Kommas Ngada-Jakarta dan Formadda NTT, lanjut Roy sudah dari sejak awal mengkawal proses hukum kasus blokiri bandara ini. Namun, dia mengaku kecewa karena penanganan kasus yang diakukan oleh Penyidik Pegawai Negeri Sipil (PPNS) Dirjen Perhubungan Udara Kemenhub dan kepolisian sangat lamban, tidak independen dan netral.
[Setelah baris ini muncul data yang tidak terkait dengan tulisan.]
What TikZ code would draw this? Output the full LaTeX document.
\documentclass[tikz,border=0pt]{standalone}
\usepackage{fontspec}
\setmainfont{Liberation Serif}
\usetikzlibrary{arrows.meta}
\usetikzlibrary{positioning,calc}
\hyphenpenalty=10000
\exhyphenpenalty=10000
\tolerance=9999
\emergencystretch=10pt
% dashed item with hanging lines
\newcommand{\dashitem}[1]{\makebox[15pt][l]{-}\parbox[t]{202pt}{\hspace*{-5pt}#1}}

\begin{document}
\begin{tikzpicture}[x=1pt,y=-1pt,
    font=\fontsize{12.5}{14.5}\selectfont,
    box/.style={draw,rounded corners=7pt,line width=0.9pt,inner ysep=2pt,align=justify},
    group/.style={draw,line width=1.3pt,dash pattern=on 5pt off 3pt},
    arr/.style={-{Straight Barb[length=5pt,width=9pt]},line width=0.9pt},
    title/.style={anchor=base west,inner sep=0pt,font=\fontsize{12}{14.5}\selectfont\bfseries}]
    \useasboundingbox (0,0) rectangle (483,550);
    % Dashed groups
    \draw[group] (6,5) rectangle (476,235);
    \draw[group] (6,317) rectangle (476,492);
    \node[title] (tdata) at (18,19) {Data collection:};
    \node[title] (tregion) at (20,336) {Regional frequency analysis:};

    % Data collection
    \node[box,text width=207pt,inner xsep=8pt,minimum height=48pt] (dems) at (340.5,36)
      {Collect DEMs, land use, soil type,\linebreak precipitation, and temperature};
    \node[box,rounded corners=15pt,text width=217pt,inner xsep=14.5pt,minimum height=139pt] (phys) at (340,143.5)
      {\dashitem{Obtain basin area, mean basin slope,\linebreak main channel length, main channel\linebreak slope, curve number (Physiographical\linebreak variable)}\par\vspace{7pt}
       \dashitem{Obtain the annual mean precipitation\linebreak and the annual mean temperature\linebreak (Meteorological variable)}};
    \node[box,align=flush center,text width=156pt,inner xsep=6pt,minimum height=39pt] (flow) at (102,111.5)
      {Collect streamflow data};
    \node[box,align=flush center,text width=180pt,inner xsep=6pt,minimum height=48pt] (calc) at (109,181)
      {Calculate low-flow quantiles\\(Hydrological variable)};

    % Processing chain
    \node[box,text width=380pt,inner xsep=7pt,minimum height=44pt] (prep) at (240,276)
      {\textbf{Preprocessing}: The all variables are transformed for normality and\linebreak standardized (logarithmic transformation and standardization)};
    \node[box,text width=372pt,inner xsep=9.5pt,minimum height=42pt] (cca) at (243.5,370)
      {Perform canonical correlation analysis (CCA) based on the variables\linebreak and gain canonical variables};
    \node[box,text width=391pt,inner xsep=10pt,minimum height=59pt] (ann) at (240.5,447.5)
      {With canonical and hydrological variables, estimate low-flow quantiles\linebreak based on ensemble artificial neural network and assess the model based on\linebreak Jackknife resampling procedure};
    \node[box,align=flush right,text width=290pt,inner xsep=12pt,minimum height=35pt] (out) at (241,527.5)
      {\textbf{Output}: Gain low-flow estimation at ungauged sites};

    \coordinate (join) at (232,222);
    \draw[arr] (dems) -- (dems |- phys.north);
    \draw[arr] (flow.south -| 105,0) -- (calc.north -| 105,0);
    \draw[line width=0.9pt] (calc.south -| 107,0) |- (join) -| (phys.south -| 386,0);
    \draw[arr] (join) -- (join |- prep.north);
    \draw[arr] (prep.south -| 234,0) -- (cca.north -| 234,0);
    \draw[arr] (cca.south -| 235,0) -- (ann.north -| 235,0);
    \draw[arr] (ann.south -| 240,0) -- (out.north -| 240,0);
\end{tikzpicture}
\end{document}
“Kami menilai penanganan kasus ini amat lamban, tidak transparan dan tidak netral. Padahal, kasus ini tentu saja berdampak buruk, baik bagi tersangka Marianus Sae, publik terutama institusi Kementerian Perhubungan. Kelambanan penyelesaian kasus ini berhubungan dengan ketidakseriusan Penyidik PPNS Dirjen perhubungan Udara Kementerian Perhubungan yang bekerja tidak profesional, transparan dan independan,” terang Roy.
Sementara Koordinator Advokasi dan Hukum Formadda NTT Hendrikus Hali Atagoran meminta pihak kemenhub tidak main-main dalam mengusut kasus ini. Menurut Hendrik, kasus ini merupakan salah bentuk persoalan besar dalam dunia penerbangan Indonesia.
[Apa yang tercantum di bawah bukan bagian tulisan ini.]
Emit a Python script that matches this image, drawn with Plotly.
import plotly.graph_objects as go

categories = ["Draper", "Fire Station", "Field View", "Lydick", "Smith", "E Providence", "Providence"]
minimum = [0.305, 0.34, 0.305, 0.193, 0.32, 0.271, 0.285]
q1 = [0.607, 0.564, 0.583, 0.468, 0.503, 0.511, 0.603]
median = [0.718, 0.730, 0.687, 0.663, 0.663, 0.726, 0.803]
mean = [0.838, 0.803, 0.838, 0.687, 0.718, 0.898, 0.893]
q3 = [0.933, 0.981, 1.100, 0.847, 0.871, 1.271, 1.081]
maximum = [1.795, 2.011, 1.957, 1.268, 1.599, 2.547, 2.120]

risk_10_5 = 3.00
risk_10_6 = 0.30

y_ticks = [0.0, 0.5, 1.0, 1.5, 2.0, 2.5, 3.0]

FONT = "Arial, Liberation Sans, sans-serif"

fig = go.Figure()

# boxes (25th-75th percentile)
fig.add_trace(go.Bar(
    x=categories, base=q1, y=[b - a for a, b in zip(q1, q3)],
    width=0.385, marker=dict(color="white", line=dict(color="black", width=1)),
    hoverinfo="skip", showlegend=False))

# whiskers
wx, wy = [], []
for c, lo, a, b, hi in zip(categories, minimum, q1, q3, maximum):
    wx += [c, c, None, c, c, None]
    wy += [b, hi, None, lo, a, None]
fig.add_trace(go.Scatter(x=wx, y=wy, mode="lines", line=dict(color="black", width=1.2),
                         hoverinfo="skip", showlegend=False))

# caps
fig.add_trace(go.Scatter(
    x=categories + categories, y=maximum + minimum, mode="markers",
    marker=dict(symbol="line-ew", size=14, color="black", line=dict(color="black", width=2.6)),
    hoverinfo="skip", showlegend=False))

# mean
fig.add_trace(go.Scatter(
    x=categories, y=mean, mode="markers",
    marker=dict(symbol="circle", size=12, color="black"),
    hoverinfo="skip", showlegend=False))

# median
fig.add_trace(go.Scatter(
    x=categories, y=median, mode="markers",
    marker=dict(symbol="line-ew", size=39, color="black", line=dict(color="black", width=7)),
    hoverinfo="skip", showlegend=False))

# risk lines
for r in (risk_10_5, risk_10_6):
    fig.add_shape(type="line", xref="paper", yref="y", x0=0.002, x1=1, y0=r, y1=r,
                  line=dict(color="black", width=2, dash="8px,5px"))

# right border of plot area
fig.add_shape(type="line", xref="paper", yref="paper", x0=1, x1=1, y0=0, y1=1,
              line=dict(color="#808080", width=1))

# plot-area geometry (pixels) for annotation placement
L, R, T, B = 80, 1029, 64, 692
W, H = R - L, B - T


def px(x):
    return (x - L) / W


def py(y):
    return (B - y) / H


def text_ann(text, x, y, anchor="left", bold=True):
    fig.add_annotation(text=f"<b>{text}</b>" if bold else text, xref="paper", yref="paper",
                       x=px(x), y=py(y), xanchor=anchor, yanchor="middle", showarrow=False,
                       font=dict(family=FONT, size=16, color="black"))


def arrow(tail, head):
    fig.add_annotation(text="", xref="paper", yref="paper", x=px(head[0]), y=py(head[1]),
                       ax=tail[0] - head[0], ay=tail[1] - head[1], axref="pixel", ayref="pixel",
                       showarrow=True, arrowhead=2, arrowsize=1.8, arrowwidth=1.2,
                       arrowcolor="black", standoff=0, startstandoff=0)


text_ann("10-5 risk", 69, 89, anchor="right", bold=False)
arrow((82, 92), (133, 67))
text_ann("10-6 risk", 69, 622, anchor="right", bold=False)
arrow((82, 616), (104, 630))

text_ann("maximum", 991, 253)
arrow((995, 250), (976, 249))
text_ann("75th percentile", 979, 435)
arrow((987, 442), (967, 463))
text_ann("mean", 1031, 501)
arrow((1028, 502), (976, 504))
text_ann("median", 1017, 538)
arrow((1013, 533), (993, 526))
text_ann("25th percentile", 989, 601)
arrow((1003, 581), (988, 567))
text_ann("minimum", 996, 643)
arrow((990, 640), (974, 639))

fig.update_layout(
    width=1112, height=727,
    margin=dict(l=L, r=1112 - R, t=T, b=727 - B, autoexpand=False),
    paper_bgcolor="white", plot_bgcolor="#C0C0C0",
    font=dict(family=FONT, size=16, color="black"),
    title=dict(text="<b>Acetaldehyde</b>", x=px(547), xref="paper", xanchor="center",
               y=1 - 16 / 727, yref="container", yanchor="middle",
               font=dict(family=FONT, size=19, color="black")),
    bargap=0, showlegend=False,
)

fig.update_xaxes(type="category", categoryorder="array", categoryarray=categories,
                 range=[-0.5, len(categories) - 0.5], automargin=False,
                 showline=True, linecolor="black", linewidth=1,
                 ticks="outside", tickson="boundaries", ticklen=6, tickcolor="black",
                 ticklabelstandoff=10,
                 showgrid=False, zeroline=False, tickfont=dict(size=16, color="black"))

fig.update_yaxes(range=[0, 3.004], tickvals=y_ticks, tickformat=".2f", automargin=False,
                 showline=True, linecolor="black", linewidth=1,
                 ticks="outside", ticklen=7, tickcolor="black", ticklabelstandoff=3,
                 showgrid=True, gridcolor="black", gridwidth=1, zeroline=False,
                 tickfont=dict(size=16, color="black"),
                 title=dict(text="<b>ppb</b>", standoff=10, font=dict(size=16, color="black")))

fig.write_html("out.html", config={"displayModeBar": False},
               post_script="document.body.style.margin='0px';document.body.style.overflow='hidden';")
“PPNS tidak boleh main-main-lah dalam tangani kasus blokir ini. Penyelesaian kasus ini juga bisa mengukur kinerja Kementerian Perhubungan. Kami sudah berjuang empat tahun mengkawal kasus ini, namun kami merasa terjadi kelambanan dalam penanganan kasus ini khususnya ketika terkait Marianus Sae. PPNS dan polisi coba buktikan bahwa Anda tidak tebang pilih,” pungkas Hendrik.
Senada dengan itu, Direktur Padma Indonesia Gabriel Sola meminta PPNS agar tidak menjadikan Marianus Sae sebagai tersangka abadi. Karena itu, Gabriel dorong PPNS Kemenhub segera proses hukum Marianus agar ada kepastian hukum dan HAM bagi dirinya.
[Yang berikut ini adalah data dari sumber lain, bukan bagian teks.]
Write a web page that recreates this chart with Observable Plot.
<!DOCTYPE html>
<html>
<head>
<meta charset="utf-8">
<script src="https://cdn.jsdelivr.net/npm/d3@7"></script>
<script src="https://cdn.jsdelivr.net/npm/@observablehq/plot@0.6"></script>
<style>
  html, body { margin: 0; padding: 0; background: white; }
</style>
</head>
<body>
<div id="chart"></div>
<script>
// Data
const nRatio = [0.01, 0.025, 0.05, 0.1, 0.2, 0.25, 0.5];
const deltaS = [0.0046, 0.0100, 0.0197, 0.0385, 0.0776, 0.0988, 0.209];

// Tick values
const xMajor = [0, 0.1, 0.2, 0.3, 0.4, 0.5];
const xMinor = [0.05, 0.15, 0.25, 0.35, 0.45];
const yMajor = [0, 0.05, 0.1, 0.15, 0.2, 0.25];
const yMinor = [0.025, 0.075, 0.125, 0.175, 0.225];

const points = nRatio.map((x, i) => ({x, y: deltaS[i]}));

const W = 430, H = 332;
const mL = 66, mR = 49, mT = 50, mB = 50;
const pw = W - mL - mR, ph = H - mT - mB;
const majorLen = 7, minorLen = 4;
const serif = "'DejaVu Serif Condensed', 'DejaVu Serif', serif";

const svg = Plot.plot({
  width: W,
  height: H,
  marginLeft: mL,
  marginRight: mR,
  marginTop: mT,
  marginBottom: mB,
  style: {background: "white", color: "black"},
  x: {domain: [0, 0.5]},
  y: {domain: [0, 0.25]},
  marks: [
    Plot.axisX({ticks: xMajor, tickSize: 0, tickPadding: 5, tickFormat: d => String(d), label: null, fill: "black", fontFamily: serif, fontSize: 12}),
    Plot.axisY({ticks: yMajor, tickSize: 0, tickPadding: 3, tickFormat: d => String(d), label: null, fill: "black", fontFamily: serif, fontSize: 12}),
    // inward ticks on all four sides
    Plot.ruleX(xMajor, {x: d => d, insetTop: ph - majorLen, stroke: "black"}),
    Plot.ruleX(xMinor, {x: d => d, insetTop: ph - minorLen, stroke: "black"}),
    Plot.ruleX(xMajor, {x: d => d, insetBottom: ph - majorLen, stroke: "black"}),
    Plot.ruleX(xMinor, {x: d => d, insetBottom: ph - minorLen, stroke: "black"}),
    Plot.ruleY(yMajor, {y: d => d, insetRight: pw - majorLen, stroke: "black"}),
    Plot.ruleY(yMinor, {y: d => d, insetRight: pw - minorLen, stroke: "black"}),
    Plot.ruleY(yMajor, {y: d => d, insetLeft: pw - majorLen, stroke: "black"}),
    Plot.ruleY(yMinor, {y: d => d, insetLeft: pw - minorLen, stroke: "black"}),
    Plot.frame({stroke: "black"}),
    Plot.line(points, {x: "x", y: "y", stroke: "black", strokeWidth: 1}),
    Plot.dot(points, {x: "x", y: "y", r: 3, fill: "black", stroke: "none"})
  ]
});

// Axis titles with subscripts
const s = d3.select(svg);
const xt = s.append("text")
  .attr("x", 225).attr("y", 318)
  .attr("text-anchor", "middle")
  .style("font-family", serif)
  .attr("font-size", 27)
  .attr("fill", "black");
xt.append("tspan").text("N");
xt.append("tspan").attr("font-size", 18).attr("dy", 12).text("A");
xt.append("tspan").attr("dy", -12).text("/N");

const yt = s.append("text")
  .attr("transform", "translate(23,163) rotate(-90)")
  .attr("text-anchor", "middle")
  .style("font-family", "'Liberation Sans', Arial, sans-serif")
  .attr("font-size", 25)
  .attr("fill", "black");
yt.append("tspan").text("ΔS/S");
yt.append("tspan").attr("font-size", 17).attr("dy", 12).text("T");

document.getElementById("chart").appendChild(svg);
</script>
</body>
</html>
“Kalau tidak, kami akan minta Komisi III DPR RI untuk memanggil Polri (dalam hal ini Polda NTT) dan PPNS Kemenhub untuk diminta keterangan mereka terkait pembiaran penanganan perkara yang berlarut-larut, tanpa ada kejelasan status hukum Marianus,” tegas Gabriel. (TIN/Floresa).